The board voted in favour of going paperless, which the business case says will save dollars and trees.
To purchase the iPads, seven for trustees and two for staff, will cost $7,000. Software costs and training will total $25,125. But over five years, it will save the board $76,280 in paper, printing and courier costs, said secretary-treasurer David Green in a report to counsel.
Trustees were asked to vote for one of three options at their last meeting. The first one offered trustees $600 per year to purchase their own technology to access the eSCRIBE program that they will use to see agendas and background reports, etc.
The second option was to buy the iPads, and the third was to buy Notebooks, which are slightly cheaper than iPads.
Some trustees weren’t happy that staff felt the iPads should be left at the district office, and not taken home for personal use.
“Staff put that in because of concern about personal use and downloading apps.
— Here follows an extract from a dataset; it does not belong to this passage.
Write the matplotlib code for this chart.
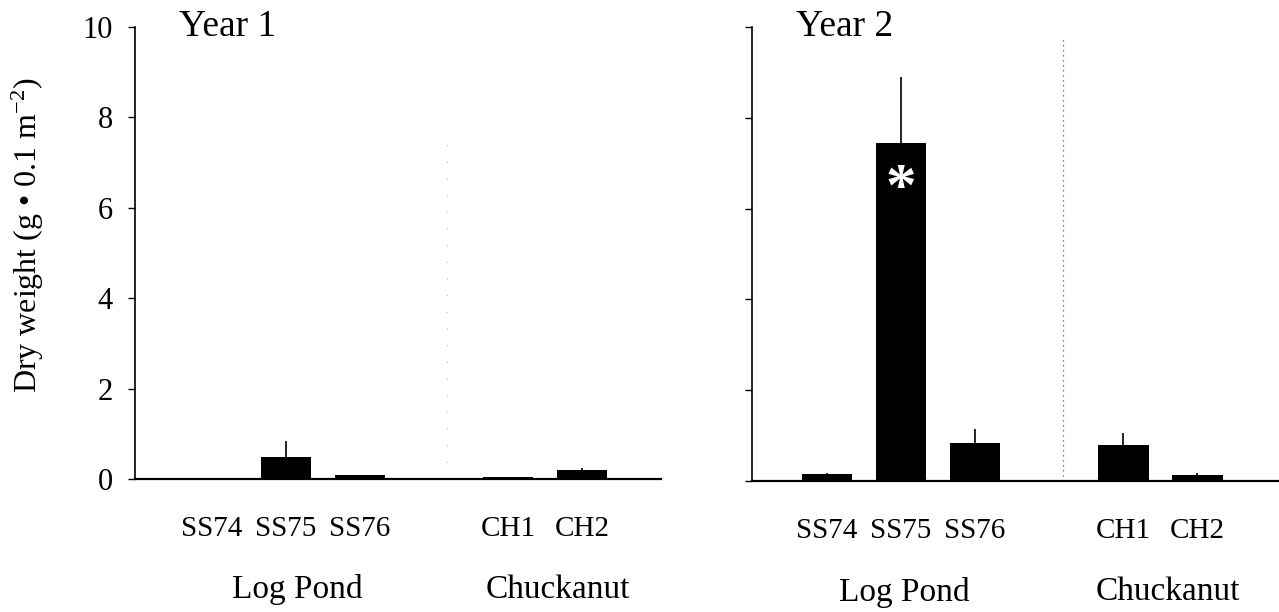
import numpy as np
import matplotlib
matplotlib.use("Agg")
import matplotlib.pyplot as plt
from matplotlib.transforms import blended_transform_factory

plt.rcParams["font.family"] = ["Liberation Serif", "DejaVu Serif"]
plt.rcParams["mathtext.fontset"] = "custom"
plt.rcParams["mathtext.rm"] = "Liberation Serif"
plt.rcParams["mathtext.it"] = "Liberation Serif:italic"

# Sites and their grouping
sites = ["SS74", "SS75", "SS76", "CH1", "CH2"]
site_pos = [0, 1, 2, 4, 5]
groups = ["Log Pond", "Chuckanut"]
group_pos_y1 = [1.15, 4.68]
group_pos_y2 = [1.05, 4.6]
divider_pos = 3.18

# Mean dry weight (g per 0.1 m^2) and standard error
year1_mean = [0.02, 0.49, 0.08, 0.04, 0.20]
year1_se = [0.0, 0.34, 0.0, 0.0, 0.04]
year2_mean = [0.15, 7.45, 0.84, 0.80, 0.13]
year2_se = [0.03, 1.45, 0.30, 0.25, 0.05]

years = ["Year 1", "Year 2"]
yticks = [0, 2, 4, 6, 8, 10]

W, H = 1279, 612
fig = plt.figure(figsize=(W / 100, H / 100), dpi=100)
ax1 = fig.add_axes([135 / W, 1 - 479 / H, (661 - 135) / W, (479 - 27) / H])
ax2 = fig.add_axes([752 / W, 1 - 481 / H, (W - 752) / W, (481 - 27) / H])


def draw(ax, mean, se, title, xlim, group_pos, show_labels, divider_style):
    ax.bar(site_pos, mean, width=0.68, color="black", zorder=2)
    ax.errorbar(site_pos, mean, yerr=[np.zeros(len(se)), se], fmt="none",
                ecolor="black", elinewidth=1.2, capsize=0, zorder=3)
    ax.set_xlim(*xlim)
    ax.set_ylim(0, 10)
    ax.set_yticks(yticks)
    ax.set_xticks(site_pos)
    ax.set_xticklabels(sites, fontsize=21)
    ax.tick_params(axis="x", length=0, pad=27)
    ax.tick_params(axis="y", direction="out", length=5, width=1, labelsize=22, pad=11)
    if not show_labels:
        ax.set_yticklabels([])
    for s in ("top", "right"):
        ax.spines[s].set_visible(False)
    ax.spines["left"].set_linewidth(1.2)
    ax.spines["bottom"].set_linewidth(1.6)
    ax.axvline(divider_pos, **divider_style, zorder=1)
    ax.text(0.083, 1.0, title, transform=ax.transAxes, fontsize=27,
            ha="left", va="center")
    tr = blended_transform_factory(ax.transData, ax.transAxes)
    for g, gx in zip(groups, group_pos):
        ax.text(gx, -0.245, g, transform=tr, fontsize=24, ha="center", va="center")


draw(ax1, year1_mean, year1_se, years[0], (-1.04, 6.07), group_pos_y1, True,
     dict(color="#bbbbbb", lw=0.8, ls=(0, (1, 14)), ymax=0.75))
draw(ax2, year2_mean, year2_se, years[1], (-1.01, 6.1), group_pos_y2, False,
     dict(color="#555555", lw=0.9, ls=(0, (1, 3)), ymax=0.98))

ax1.set_ylabel(r"Dry weight (g • 0.1 m$^{-2}$)", fontsize=23)
ax1.yaxis.set_label_coords(-0.17, 0.54)

# significance marker inside the tall bar
ax2.text(site_pos[1], 6.4, "*", color="white", fontsize=44, fontweight="bold",
         ha="center", va="center")

fig.savefig("out.png", dpi=100)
But we could create a policy for how to use the iPad,” said superintendent Suzanne Hoffman.
Some trustees weren’t totally sold on buying iPads, said chair Wendy Johnson.
“Some trustees have different levels of comfort with this,” she said.
The board agreed to review the effectiveness of going paperless in a year’s time.
But Trustee Megan Dykeman pointed out by then the money will have already been spent. She opposed the iPad purchase.
“I’m not opposed to going paperless at all,” said Dykeman after the meeting. She said her concern was with how quickly Apple changes its technology. The iPad has already gone through several versions in its short existence and the expensive tablet will need to constantly be upgraded, she said.